LUBBOCK, Texas — Four months after Lubbock County switched its court records software provider to Tyler Technologies, lawyers say technical problems are still delaying their cases and attempts to work with county leadership to resolve the issues have been unsuccessful.
“The rollout of this Tyler system has been an absolute debacle,” Lubbock trial attorney Ben Garcia said. “Whenever a person is charged with a crime… they have a right to see the evidence that the state has. That’s what we call discovery. Since the switch has been made to Tyler, we don’t have access to the discovery in the online portal. In fact, in a majority of my cases, I don’t have discovery, period.”
Garcia led a presentation on the issues in front of the county Commissioner’s Court in late October. He says little progress has been made since then.
“Nobody from IT or the County Judge’s office has reached out to us to try to create some sort of working group,” Garcia said. “It would be a good idea for the [county] judge to meet with the attorneys, to answer emails, to call together a working group. We would love to work with Judge Parrish to try to resolve these problems… We’re not really getting a lot of that interaction. So to us it kind of looks like inaction, and we’re kind of left in the dark.”
Tyler Technologies explained the issues do not stem from its software, but from difficulties in converting tens of millions of documents into a new system. Tyler describes the software as “the window into the data,” and that issues of inaccessibility to that data lie in the data itself. Tyler maintains the county’s decision to temporarily close down the portal was made independently, and its software worked as the county intended.
“In truth of where roles and responsibilities lie in this instance, the county had control,” Tyler Technologies Courts and Justice Division representative Rusty Smith said. “If it was a defect with the software itself, then that would be Tyler’s responsibility… in this instance, it was not a defect. It was performing as designed. It was the underlying data that had been transferred from the old system that needed additional changes to it… they were very much in control… We were available to assist them, but they were running with the ball.”
Smith stated the company does not have ongoing conversations with the county on this issue. The company remains available for support and training, but the original product they provided worked as intended.
“The citizens of Lubbock would do well to know that their tax dollars, which went to fund this system, were well spent,” Smith said. “It was an issue related to the transference of data which happens once in a generation when you change over these systems. The system itself was fully functional, and they’ve been receiving the value that their tax dollars were looking for.”
County Judge Curtis Parrish has also maintained the issue is not in Tyler Technologies’ product, but in the county’s administration of the data. However, lawyers like Garcia disagree.
“I don’t like the software that’s been delivered,” Garcia said. “As a taxpayer, I don’t feel like our money has been well spent. I’ve been nothing but frustrated with this new system. So I disagree with the characterization that everything was delivered and we ought to be happy with what we got. We don’t like it… It’s making everybody’s job harder.”

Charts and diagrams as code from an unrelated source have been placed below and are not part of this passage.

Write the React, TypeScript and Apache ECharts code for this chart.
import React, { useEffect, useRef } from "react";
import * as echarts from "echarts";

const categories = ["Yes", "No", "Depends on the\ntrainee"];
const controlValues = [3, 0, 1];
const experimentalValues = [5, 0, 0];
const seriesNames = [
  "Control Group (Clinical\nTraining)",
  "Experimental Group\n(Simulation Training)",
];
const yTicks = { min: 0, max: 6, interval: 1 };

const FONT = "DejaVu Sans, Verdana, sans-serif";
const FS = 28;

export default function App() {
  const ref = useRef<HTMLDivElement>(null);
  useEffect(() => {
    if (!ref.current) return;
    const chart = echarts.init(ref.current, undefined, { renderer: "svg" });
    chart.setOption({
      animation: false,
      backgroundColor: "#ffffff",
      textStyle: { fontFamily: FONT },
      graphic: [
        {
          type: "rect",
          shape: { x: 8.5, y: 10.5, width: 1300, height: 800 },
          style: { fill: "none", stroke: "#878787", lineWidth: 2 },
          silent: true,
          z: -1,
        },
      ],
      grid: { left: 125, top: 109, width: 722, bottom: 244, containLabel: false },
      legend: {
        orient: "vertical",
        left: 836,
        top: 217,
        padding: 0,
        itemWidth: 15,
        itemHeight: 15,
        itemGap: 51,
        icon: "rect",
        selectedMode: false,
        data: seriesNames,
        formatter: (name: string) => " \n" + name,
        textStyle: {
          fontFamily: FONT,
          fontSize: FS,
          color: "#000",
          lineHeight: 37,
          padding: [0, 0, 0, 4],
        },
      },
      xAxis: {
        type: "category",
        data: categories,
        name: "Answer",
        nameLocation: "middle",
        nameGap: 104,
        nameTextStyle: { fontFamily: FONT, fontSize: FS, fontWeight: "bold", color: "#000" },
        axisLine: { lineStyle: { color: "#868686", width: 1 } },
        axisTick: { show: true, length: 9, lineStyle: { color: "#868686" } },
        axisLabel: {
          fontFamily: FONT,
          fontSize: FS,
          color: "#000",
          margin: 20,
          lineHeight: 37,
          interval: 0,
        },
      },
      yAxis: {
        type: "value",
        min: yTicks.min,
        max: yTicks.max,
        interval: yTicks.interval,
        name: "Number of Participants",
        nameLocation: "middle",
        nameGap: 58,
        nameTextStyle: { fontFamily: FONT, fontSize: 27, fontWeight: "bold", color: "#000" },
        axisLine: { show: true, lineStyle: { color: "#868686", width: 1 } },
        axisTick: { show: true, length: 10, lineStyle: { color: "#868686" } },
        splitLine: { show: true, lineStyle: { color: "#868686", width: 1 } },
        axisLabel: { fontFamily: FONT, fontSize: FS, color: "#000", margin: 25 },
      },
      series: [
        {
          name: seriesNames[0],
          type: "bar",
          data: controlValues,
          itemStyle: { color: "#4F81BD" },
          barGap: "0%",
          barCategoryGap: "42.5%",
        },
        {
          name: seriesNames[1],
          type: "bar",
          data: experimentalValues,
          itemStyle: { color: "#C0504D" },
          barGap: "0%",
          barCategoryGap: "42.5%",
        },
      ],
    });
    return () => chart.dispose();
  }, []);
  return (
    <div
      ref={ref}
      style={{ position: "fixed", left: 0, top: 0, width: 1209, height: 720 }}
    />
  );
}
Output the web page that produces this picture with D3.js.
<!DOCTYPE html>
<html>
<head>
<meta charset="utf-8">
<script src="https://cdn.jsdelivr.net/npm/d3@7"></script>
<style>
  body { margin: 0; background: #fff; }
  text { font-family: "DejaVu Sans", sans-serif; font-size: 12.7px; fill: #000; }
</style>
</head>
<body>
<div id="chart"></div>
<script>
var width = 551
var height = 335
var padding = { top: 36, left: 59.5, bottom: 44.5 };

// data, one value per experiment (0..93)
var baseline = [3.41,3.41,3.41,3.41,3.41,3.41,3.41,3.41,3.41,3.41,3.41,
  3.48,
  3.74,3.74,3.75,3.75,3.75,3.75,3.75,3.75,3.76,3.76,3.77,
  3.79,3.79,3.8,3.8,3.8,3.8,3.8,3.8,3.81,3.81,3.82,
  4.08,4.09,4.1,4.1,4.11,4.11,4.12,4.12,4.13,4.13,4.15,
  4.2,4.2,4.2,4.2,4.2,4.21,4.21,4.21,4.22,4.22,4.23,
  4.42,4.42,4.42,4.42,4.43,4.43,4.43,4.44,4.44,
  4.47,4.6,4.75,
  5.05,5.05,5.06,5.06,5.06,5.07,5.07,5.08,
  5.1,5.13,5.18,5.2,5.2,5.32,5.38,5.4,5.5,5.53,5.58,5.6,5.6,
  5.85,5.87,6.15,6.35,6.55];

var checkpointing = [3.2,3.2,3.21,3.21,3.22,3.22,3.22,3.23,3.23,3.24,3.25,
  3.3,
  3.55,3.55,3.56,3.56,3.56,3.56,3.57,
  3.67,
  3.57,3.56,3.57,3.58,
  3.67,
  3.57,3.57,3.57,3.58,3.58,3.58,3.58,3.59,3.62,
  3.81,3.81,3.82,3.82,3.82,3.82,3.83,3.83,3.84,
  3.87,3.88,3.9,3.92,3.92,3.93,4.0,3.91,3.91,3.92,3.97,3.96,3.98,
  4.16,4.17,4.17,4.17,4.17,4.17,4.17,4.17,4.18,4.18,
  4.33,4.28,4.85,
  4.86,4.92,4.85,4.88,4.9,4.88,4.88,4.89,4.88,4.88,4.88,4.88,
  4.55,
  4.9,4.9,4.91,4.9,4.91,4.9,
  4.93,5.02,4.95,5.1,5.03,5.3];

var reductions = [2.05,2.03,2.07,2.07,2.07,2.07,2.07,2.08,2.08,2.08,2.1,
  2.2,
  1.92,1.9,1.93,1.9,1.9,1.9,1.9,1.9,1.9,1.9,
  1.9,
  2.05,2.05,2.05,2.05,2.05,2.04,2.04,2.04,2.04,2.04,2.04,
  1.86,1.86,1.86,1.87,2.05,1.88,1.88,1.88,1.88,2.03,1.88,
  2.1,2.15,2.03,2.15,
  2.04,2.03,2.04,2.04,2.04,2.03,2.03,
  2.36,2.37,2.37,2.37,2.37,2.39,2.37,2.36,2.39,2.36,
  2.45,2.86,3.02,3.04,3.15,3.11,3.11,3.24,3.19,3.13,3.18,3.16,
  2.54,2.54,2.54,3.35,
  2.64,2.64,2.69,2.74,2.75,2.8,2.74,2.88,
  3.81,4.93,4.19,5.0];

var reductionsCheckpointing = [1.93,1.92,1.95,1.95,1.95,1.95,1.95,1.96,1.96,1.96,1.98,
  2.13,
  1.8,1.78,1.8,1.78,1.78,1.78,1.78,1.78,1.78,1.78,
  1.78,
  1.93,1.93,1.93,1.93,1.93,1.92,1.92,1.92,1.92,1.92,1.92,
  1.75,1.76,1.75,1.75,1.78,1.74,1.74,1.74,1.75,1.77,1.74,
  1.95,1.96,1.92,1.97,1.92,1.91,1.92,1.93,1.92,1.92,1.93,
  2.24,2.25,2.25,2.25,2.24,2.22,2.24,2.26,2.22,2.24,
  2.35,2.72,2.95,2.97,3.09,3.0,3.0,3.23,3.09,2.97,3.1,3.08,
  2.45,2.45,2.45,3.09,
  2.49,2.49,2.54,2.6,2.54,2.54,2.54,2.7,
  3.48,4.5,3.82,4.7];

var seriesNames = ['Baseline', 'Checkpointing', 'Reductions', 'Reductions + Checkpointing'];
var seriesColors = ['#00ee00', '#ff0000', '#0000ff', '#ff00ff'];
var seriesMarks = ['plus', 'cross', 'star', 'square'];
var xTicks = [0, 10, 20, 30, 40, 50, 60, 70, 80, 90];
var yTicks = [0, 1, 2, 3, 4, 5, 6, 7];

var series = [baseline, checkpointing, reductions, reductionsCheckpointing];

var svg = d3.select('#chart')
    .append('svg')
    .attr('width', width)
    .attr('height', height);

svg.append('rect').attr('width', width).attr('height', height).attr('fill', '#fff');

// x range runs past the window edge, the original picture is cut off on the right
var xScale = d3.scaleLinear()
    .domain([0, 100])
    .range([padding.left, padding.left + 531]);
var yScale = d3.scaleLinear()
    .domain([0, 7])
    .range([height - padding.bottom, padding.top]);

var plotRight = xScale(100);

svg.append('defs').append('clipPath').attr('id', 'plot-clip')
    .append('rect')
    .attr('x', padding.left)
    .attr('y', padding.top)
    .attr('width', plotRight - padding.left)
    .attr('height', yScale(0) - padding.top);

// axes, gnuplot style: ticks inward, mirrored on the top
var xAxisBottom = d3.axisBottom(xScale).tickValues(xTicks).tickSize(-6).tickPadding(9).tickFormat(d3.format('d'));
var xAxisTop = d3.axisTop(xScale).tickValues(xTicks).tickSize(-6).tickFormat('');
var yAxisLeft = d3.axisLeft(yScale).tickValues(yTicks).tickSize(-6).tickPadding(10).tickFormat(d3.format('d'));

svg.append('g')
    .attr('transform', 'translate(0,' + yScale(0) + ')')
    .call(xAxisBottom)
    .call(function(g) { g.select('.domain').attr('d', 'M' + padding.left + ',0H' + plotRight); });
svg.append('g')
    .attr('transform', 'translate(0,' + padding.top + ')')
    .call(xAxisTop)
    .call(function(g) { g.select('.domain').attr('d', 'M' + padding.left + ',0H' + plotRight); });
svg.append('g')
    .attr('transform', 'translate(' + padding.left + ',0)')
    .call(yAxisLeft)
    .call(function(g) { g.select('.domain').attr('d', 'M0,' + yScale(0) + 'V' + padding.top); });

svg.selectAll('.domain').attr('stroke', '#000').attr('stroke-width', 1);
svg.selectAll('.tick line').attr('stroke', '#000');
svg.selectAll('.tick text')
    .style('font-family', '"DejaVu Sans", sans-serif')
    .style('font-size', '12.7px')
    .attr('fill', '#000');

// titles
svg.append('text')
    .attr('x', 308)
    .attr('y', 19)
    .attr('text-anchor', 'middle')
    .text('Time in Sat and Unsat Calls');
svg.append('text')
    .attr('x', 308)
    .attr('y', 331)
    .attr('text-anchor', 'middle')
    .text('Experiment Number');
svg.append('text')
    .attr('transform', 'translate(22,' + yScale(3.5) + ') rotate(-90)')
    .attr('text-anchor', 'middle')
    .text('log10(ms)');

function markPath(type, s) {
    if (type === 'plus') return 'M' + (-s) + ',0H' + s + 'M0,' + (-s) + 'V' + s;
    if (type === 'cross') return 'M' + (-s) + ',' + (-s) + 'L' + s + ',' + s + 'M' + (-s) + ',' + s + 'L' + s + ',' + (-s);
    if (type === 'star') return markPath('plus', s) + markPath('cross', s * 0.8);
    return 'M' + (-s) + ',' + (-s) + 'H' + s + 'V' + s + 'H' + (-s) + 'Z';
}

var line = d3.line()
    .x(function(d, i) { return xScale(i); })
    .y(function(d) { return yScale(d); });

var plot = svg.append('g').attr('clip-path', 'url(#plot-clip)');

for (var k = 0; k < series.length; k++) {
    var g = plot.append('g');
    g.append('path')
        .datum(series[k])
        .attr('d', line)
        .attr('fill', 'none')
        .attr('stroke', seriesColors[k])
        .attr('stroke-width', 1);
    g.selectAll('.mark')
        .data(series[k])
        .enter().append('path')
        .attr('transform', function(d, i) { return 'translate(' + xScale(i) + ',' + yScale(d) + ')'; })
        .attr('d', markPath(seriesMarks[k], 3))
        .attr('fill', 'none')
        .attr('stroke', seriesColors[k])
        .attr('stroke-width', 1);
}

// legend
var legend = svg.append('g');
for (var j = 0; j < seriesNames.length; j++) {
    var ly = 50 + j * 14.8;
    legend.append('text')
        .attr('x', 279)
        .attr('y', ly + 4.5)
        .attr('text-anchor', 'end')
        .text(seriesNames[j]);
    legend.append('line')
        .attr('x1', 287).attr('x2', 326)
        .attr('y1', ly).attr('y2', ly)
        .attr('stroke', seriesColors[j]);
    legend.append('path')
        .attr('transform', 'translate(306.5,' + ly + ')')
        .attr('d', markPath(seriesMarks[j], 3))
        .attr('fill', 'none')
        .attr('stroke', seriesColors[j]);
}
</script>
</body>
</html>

Garcia commended the county employees in the Office of Court Administration and the County Clerk’s office for their efforts to help lawyers access the records.
“The Office of Court Administration and the clerk’s offices, they have gone above and beyond to get us what we need,” he said. “They are doing what they can to try to make sure that the wheels of justice keep turning. There are people that have been working after hours, taking work home with them working on weekends, working on vacation. They are being excellent county employees, and they are going above and beyond… It’s not a laziness issue, it’s not a lack of caring.”
He cast doubt, however, on the effort coming from the IT department and county leadership.
“I’m grateful there are people at the courthouse who want to see the issues addressed, but it hasn’t been the IT department,” he said. “The organization over at the courthouse has the entire IT department reporting only to the county judge, and I think it makes more sense to have the IT department be answerable to the entire commissioner’s court.”
Garcia said he is unaware of any timeline in which the county will make progress toward solving these problems, but that a group of lawyers is in the process of gathering a list of complaints to submit to Tyler Technologies.
Meanwhile, the company defended its product and said this is the same software used by governments that represent half the American population.
Smith said, “It’s the premier solution in the country, and it’s performed for Lubbock County as they needed it to. As Judge Parrish has said, changeovers in systems of this magnitude have some settling-in periods.”
Regardless of where these issues originated, Garcia stressed that the county should take a more proactive stance towards forming a working group, and suggested every county resident should take an interest in the process.